I've been gone for a week, and here's why.

A word from our sponsor:

Printer-friendly version

Author: 

Blog About: 

I'd known it was coming for a while. At least two years, in fact, ever since we had to do the graft after the last failure, but it was still a terrible moment when it happened.

That's right, folks: the PSU in my desktop finally died.

It was a hard worker, that one. A semi-modular Raidmax 630w unit, it did an admirable job powering my behemoth of a rig (in size, not necessarily power.) The "graft" in question was when we had to strap a 120mm case fan to the outside of the thing after its internal fan simply fell apart one day. It will be missed.

It will also, however, be cursed. As of the time of writing this blog my main rig has been down for a week. I received a replacement PSU in the mail yesterday -- a 550w semi-modular Corsair -- but it seems my problems might be worse than I had expected since, after installation of the new unit, I seem to have no SATA ports and, therefore, no HDD access.

There are a few things that could be happening here:

1. With the death of the old PSU and the long downtime resulting from it, I might need to do a CMOS reset to get things to work correctly again. This is annoying but also my best case scenario: I can't re-enable them via the BIOS, so I'm hoping the BIOS reset will knock bug loose or something.
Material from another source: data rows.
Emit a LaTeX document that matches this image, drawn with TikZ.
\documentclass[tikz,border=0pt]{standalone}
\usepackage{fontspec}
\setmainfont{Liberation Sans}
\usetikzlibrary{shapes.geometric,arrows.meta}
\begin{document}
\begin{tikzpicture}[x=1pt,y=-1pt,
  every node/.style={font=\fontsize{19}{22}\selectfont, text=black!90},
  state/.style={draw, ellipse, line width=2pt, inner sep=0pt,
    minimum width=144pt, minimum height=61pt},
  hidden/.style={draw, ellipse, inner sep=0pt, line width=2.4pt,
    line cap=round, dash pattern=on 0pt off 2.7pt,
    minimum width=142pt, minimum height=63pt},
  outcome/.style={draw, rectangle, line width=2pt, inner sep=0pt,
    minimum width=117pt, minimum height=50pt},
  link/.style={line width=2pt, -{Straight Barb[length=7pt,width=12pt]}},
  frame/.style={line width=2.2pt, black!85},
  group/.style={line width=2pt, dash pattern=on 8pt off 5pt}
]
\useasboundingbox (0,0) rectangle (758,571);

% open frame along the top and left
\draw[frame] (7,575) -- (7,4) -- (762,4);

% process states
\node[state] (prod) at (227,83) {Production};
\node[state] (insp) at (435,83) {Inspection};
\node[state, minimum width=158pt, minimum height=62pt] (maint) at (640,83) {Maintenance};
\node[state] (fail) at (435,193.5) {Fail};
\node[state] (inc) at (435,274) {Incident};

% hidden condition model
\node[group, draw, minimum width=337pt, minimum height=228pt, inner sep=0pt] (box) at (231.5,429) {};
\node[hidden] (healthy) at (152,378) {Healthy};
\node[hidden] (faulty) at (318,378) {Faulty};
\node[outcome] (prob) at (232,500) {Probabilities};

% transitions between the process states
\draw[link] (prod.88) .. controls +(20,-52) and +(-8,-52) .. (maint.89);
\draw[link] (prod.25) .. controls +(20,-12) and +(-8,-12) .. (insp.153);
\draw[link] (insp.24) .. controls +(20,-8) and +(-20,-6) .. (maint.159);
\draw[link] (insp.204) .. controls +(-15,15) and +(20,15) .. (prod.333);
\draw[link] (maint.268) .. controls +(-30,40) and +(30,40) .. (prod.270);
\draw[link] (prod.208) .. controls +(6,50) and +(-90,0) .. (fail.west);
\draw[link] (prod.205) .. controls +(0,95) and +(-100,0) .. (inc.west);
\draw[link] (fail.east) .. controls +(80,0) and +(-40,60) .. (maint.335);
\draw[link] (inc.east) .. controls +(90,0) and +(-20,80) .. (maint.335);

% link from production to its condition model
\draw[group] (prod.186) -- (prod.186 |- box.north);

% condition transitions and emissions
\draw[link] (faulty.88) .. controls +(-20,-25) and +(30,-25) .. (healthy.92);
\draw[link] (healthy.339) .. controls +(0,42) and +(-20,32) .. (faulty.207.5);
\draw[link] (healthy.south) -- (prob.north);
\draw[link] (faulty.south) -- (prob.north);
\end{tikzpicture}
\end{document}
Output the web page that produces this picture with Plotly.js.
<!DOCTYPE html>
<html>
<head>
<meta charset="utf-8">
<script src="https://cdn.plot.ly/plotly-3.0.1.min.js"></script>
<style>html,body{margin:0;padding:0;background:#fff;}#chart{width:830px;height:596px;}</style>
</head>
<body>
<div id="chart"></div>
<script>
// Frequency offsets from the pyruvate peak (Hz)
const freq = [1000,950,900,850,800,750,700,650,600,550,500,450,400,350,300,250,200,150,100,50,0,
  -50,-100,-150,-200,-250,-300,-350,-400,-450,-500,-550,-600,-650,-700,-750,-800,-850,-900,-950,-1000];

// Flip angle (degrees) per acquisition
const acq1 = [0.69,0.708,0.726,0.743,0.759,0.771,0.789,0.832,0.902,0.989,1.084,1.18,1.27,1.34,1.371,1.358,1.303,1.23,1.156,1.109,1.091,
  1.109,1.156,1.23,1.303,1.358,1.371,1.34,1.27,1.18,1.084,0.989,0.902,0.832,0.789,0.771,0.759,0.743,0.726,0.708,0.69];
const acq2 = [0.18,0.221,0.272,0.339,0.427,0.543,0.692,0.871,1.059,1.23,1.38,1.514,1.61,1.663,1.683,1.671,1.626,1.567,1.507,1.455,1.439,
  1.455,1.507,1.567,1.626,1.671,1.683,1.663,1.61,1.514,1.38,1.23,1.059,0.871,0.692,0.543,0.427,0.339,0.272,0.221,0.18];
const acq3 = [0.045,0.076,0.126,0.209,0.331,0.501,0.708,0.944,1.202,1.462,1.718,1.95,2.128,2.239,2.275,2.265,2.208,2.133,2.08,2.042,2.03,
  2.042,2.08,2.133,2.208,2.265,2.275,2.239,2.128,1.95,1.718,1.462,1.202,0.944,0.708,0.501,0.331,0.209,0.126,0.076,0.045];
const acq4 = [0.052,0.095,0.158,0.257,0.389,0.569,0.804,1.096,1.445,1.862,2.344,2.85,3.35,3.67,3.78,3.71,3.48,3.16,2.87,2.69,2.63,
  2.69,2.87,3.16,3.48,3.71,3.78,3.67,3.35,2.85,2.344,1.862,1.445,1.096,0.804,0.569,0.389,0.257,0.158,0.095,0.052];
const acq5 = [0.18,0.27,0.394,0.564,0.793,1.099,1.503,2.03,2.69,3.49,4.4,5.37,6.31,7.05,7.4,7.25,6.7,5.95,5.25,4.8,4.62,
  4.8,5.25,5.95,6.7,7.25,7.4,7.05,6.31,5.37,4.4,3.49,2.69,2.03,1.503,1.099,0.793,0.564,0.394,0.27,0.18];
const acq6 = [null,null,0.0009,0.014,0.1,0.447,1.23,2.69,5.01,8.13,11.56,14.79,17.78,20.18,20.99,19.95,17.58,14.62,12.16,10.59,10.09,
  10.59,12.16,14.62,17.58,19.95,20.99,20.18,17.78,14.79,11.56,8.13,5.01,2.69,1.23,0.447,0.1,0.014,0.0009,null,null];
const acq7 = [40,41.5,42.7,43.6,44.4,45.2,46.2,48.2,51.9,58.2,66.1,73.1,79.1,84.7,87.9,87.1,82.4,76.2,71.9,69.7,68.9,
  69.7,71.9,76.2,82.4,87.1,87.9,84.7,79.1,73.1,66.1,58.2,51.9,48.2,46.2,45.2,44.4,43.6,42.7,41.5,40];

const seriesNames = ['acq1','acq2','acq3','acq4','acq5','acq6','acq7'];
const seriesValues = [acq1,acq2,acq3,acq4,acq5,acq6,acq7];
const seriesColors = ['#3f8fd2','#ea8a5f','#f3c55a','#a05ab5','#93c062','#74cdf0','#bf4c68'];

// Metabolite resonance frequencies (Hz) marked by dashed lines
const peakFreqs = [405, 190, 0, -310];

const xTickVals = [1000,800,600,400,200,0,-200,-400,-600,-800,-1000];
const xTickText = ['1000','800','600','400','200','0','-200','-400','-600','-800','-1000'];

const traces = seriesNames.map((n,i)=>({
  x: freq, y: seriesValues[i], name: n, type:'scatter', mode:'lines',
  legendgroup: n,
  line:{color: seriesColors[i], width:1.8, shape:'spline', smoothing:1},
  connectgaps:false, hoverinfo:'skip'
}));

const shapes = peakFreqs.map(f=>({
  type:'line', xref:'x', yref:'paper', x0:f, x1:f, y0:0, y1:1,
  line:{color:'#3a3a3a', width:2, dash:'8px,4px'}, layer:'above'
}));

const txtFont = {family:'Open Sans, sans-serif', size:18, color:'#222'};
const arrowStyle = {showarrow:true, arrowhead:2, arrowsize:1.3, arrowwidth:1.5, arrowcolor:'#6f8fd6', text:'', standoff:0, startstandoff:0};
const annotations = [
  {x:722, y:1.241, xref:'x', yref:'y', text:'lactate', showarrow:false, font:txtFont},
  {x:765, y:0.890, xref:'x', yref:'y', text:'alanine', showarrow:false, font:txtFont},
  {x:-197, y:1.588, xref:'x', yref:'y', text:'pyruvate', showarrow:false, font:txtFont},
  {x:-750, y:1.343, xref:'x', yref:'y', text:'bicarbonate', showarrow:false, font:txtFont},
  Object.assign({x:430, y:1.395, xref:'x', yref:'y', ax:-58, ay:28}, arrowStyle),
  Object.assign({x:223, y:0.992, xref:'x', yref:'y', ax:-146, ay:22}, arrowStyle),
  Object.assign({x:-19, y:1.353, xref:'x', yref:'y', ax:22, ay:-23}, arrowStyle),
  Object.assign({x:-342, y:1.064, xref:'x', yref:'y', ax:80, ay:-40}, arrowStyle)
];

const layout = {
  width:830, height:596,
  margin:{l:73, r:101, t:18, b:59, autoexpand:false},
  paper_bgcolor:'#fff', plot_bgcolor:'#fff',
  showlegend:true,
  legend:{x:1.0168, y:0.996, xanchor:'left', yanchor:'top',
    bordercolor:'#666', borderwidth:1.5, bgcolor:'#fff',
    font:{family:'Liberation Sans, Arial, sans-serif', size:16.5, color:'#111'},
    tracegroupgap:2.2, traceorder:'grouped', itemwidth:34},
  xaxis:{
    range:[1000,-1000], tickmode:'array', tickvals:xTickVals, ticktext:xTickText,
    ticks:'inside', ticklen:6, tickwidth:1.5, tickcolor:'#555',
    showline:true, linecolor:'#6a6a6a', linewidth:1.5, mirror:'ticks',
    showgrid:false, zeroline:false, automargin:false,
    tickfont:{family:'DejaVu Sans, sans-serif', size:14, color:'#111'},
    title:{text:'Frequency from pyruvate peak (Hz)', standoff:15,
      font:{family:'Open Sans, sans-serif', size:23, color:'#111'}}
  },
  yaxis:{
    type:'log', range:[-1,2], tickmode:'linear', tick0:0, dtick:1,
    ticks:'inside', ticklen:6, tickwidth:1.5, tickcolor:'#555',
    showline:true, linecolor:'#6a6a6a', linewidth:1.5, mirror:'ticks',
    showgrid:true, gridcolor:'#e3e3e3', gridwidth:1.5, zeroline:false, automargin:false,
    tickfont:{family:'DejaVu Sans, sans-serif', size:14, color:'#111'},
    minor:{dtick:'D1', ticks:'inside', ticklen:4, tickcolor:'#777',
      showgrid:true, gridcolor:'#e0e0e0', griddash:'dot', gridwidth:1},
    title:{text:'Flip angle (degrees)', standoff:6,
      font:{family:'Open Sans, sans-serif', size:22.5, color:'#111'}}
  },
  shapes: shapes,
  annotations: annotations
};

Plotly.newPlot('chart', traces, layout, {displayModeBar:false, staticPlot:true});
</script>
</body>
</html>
2. The failure of the power supply might have fried my hard drives. While this would mean the rest of my rig is salvageable, it WOULD mean that my idiocy in Not Backing Things Up for about a month would lose me significant progress on a few stories/books I've been working on as well as a lot of work on music projects. This would be my Worst Case Scenario as far as data goes.

3. The failure of the power supply might have fried my SATA ports. If this is the case, there are a few workarounds, such as picking up a PCI-E SATA controller or a pair of external USB enclosures for my drives. Both of these options cost money I can't afford given my current state of unemployment.

So here we are. Luckily my cousin hooked me up with a lappy a couple of weeks back for unrelated reasons, so I still have 'net access, but the lappy is far weaker than my desktop was and, given the aforementioned idiocy of Not Backing Things Up, does little to help in regards to my data access. Plus it's running Linux so there's that. It's a great OS, don't get me wrong, but I had Windows on the desktop for a reason.

Hopefully this weekend I'll have a better idea of what's going down and whether I'll be out no more money, a little more money I really shouldn't be spending, or down a rig 'til I can basically buy a new one. The thing posts and I can get into my BIOS, but . . . yeah.

So, wish me luck. In the meantime I'm still working on a couple of new writing projects via the Lappy that, if I can be diligent, I can hopefully foist off on Erin by the end of the month to finance both more time at home and possibly building a new rig. We'll have to see.

Y'all like stories about musicians right? 'Cause that's what one of these is.

Melanie E.

Comments

Good Luck!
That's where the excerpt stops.